The Socialist Calculation Debate
The main problem with socialism is the inability of central planners to determine the proper prices to
place on any given commodity. Without this information, it is impossible to properly allocate resources.
Notice that I didn't say to "rationally" allocate resources. This is because the 'science' of economics is a
social science where the word 'social' refers to communities of human beings. Humans are more
rational than most other animals, but they are not all that rational from an objective standpoint.

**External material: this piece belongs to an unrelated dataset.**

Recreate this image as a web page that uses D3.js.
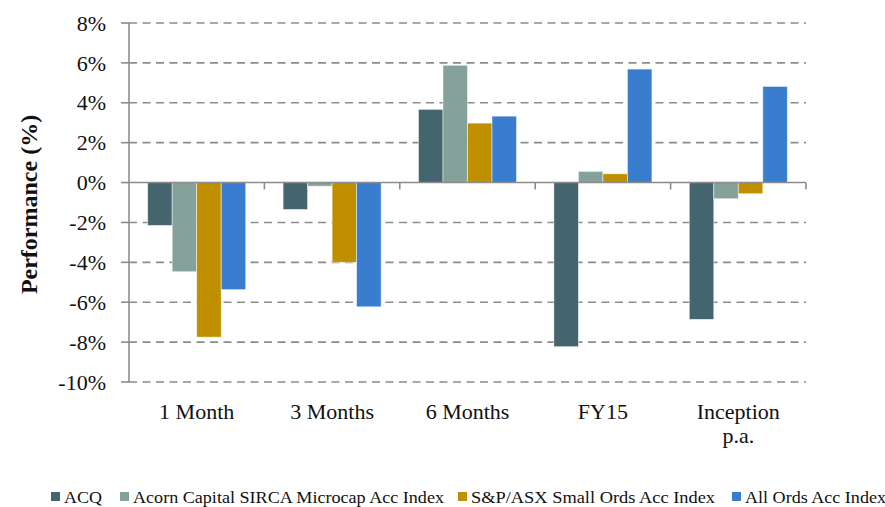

The Road to Surfdom is the book for which Frederich Hayek is most famous. According to the interview
on C-SPAN2, at one point in history it was popular to think that since democracy and capitalism had
failed (as seen by the depression) and since Nazism and Communism were obviously wrong, that the
only possibility left was Socialism. Hayek and Keynes debated this from the point in time when they met
at the London School of Economics.
Wiki:
"The economic calculation problem is a criticism of socialist economics. It was first proposed by Ludwig
von Mises in 1920 and further expounded by his student Friedrich Hayek. According to this criticism,
without information provided by market prices it is impossible to rationally allocate resources. Those who
agree with this criticism claim it is a refutation of socialism and that it shows that a socialist planned
economy could never work. The debate raged in the 1920s and 1930s, and that specific period of the
debate has come to be known by economic historians as the The Socialist Calculation Debate."